La Conférence des Nations unies sur le commerce et le développement (Cnuced) propose des outils pour permettre à l’Afrique de lutter, elle aussi, contre le réchauffement climatique. Au premier rangs desquels une économie plus dirigée et un accroissement des investissements dans le secteur de l’énergie.
Face aux conséquences du réchauffement climatique, la Conférence des Nations unies sur le commerce et le développement (Cnuced) reste fidèle à son habitude de prendre à rebrousse-poil le consensus économique planétaire en préconisant un plus grand dirigisme. Dans son Rapport annuel sur le commerce et le développement 2019 publié le 25 septembre, la Cnuced souligne les difficultés qui attendent les pays en développement pour participer à la défense de l’environnement. « La protection du climat exige une nouvelle vague d’investissements massifs devant servir à réformer le secteur de l’énergie et d’autres secteurs émetteurs de carbone », y lit-on.
Des objectifs hors d’atteintes
Le problème est que l’endettement des pays les moins riches a explosé, depuis les annulations de dette des années 2000, et que les capacités de financement de ces pays sont très réduites, malgré le maintien de taux très bas sur les marchés. À titre d’exemple, la dette publique de l’Afrique du Sud est passée de 31 % de son produit intérieur brut (PIB) en 1980 à 53 % en 2017, et sa dette privée (particuliers et entreprises) a bondi dans le même temps de 48 à 71 %.
« S’ils veulent satisfaire les besoins en investissement que demandent la réalisation des quatre Objectifs de développement durable fixés par l’ONU d’ici 2030 (élimination de la pauvreté, promotion de la nutrition, institution d’un vrai système de santé, mise sur pied d’un système éducatif de qualité) leur tâche semble difficile », explique Rachid Bouhia, économiste et co-auteur du rapport.
Par exemple, si l’Algérie, le Bénin, le Cameroun, l’Éthiopie, le Kenya, le Malawi, le Mali, l’Ouganda et la Tanzanie voulaient y parvenir, « il faudrait soit qu’ils réalisent une croissance de 21 % par an sans augmentation de leur ratio dette/produit intérieur brut actuellement de 47 %, soit qu’ils portent ce ratio à 185 %. Aucun de ces deux scénarios n’est réaliste », constate le rapport.
La Cnuced préconise ainsi cinq solutions pour remédier à cette pénurie de moyens. « Il faudrait d’abord mettre en place un programme mondial de prêts permettant aux pays en développement d’emprunter à des conditions de faveur, détaille Rachid Bouhia. Ce fonds serait alimenté par l’aide au développement des pays donateurs, qui porteraient celle-ci à 0,7 % de leur revenu intérieur brut, comme ils l’ont promis ».

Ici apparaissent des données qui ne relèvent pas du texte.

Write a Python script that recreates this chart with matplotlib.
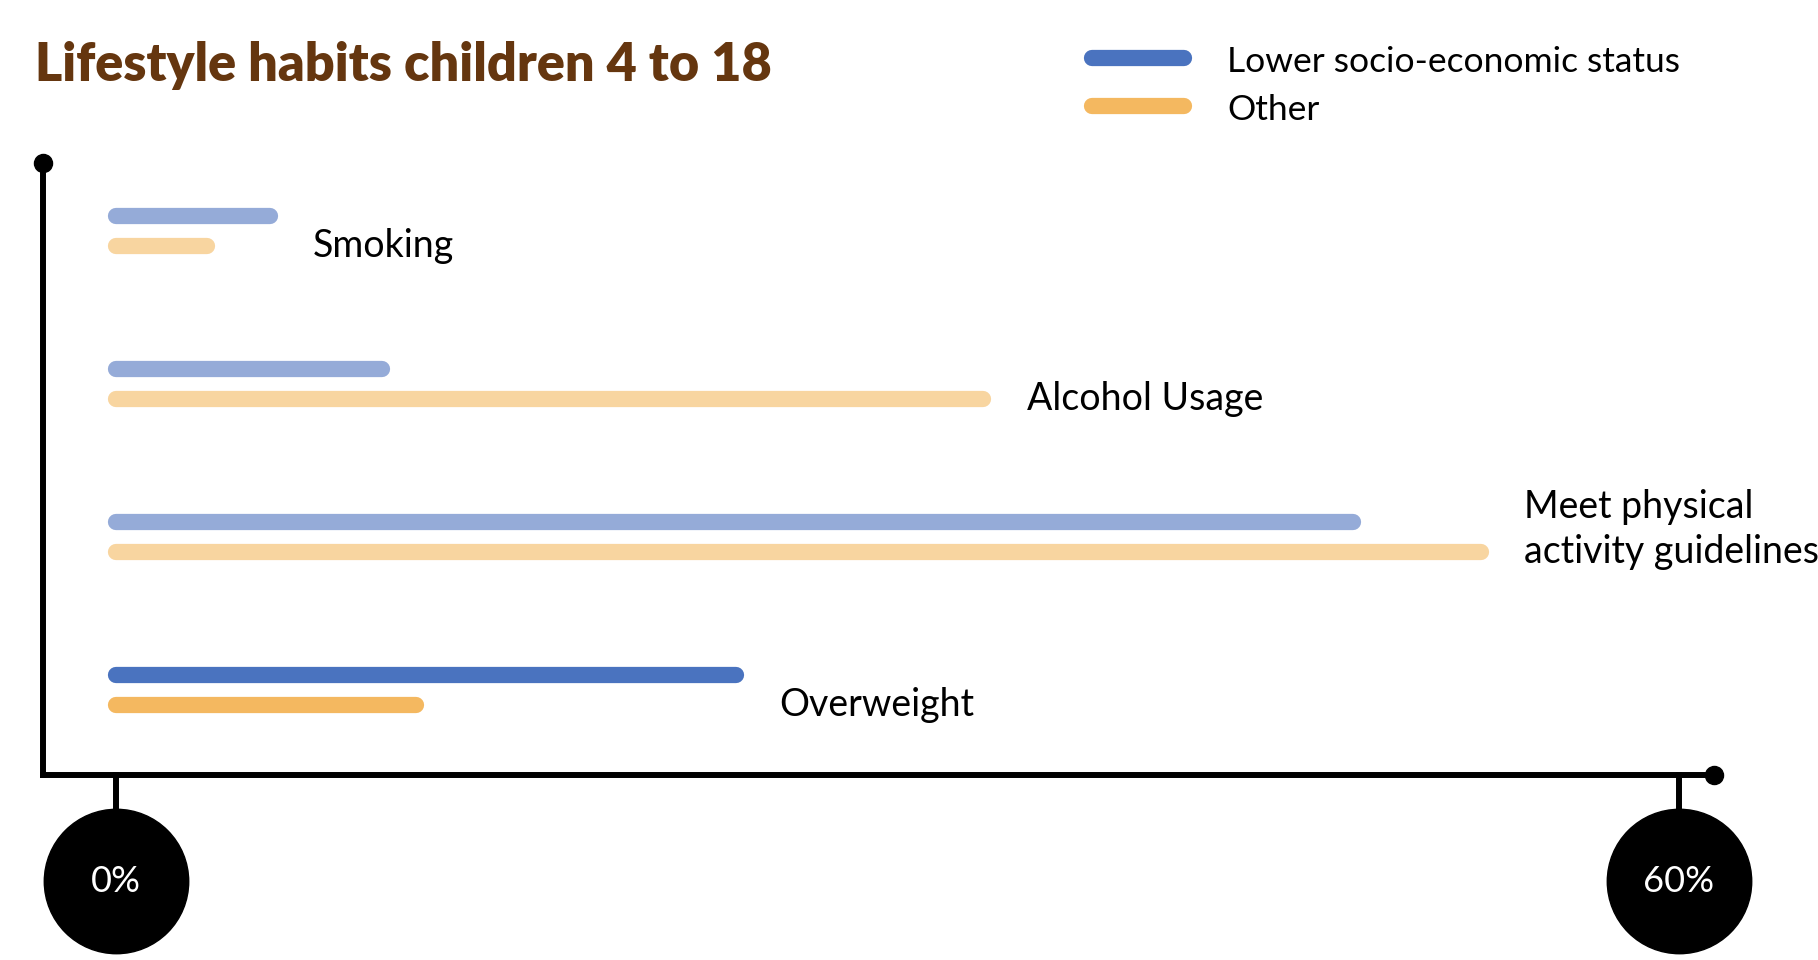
import matplotlib.pyplot as plt
from matplotlib.lines import Line2D

plt.rcParams['font.family'] = ['Lato', 'DejaVu Sans']

categories = ["Smoking", "Alcohol Usage", "Meet physical\nactivity guidelines", "Overweight"]
lower_ses = [5.9, 10.2, 47.5, 23.8]
other = [3.5, 33.3, 52.4, 11.5]
highlight = "Overweight"
tick_values = [0, 60]
tick_labels = ["0%", "60%"]

blue, blue_light = '#4A73BF', '#95ABD8'
orange, orange_light = '#F4B860', '#F8D5A0'
brown = '#65360F'

W, H = 1818, 960
fig = plt.figure(figsize=(W / 100, H / 100), dpi=100)

# axes placed in pixels: 0% at x=116, 60% at x=1679
px_per = (1679 - 116) / 60
x0, x1 = (43 - 116) / px_per, (1714 - 116) / px_per
row_px = 153
y_top, y_bot = (163 - 231) / row_px, (775 - 231) / row_px
ax = fig.add_axes([43 / W, 1 - 775 / H, (1714 - 43) / W, (775 - 163) / H])
ax.set_xlim(x0, x1)
ax.set_ylim(y_bot, y_top)
ax.set_xticks([])
ax.set_yticks([])
for s in ['top', 'right']:
    ax.spines[s].set_visible(False)
for s in ['left', 'bottom']:
    ax.spines[s].set_linewidth(4.3)
    ax.spines[s].set_color('black')
ax.patch.set_alpha(0)

lw = 11.7
off = 0.098
for i, cat in enumerate(categories):
    hi = cat == highlight
    cb = blue if hi else blue_light
    co = orange if hi else orange_light
    ax.plot([0, lower_ses[i]], [i - off, i - off], color=cb, lw=lw, solid_capstyle='round')
    ax.plot([0, other[i]], [i + off, i + off], color=co, lw=lw, solid_capstyle='round')
    ax.annotate(cat, xy=(max(lower_ses[i], other[i]), i + off), xytext=(31, -13),
                textcoords='offset points', fontsize=27, va='bottom', ha='left',
                color='black', linespacing=1.3)

# axis end dots
ax.plot([x0], [y_top], 'o', color='black', ms=13, clip_on=False)
ax.plot([x1], [y_bot], 'o', color='black', ms=13, clip_on=False)

# tick bubbles
y_circ = (881 - 231) / row_px
for v, lab in zip(tick_values, tick_labels):
    ax.plot([v, v], [y_bot, y_circ], color='black', lw=4.3, clip_on=False)
    ax.plot([v], [y_circ], 'o', color='black', ms=104, clip_on=False)
    ax.text(v, y_circ, lab, color='white', fontsize=26, ha='center', va='center')

# title
fig.text(35 / W, 1 - 81 / H, "Lifestyle habits children 4 to 18", fontsize=37.5,
         fontweight='heavy', color=brown, ha='left', va='baseline')

# legend
for y, c, lab in [(58, blue, "Lower socio-economic status"), (106, orange, "Other")]:
    fig.add_artist(Line2D([1092 / W, 1184 / W], [1 - y / H, 1 - y / H], color=c,
                          lw=11.7, solid_capstyle='round', transform=fig.transFigure))
    fig.text(1227 / W, 1 - (y + 4) / H, lab, fontsize=25.5, va='center', ha='left')

fig.savefig('out.png', dpi=100, facecolor='white')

Alléger la dette des pays les moins développés
Deuxième mesure : augmenter les droits de tirage spéciaux (DTS) et les consacrer à la protection de l’environnement. Troisième mesure : « Alléger la dette des pays les moins développés sans conditionnalités ou critères d’admissibilité trop restrictifs, commente Rachid Bouhia. Un tel allègement a déjà amélioré la croissance en Afrique à partir de la fin des années 1990 ».
Quatrième mesure : renforcer la coopération monétaire entre les pays d’une même région afin de refinancer et de promouvoir le commerce intra-régional pour créer des chaînes de valeur et mettre en place de véritables systèmes régionaux de paiement et d’unions de compensation interne.
Cinquième et dernière mesure : « Il faut revoir le cadre législatif du mécanisme de rééchelonnement de la dette en cas de difficultés de remboursement de la dette par un État, conclut Rachid Bouhia, afin que sa restructuration soit ordonnée et équitable ».
Si les États reprennent du poil de la bête face à la finance comme le souhaite la Cnuced, le pari de ces réformes ne sera peut-être pas gagné en 2030, mais l’Afrique aura un peu plus les moyens de participer au sauvetage de la planète, ce dont elle sera la première bénéficiaire.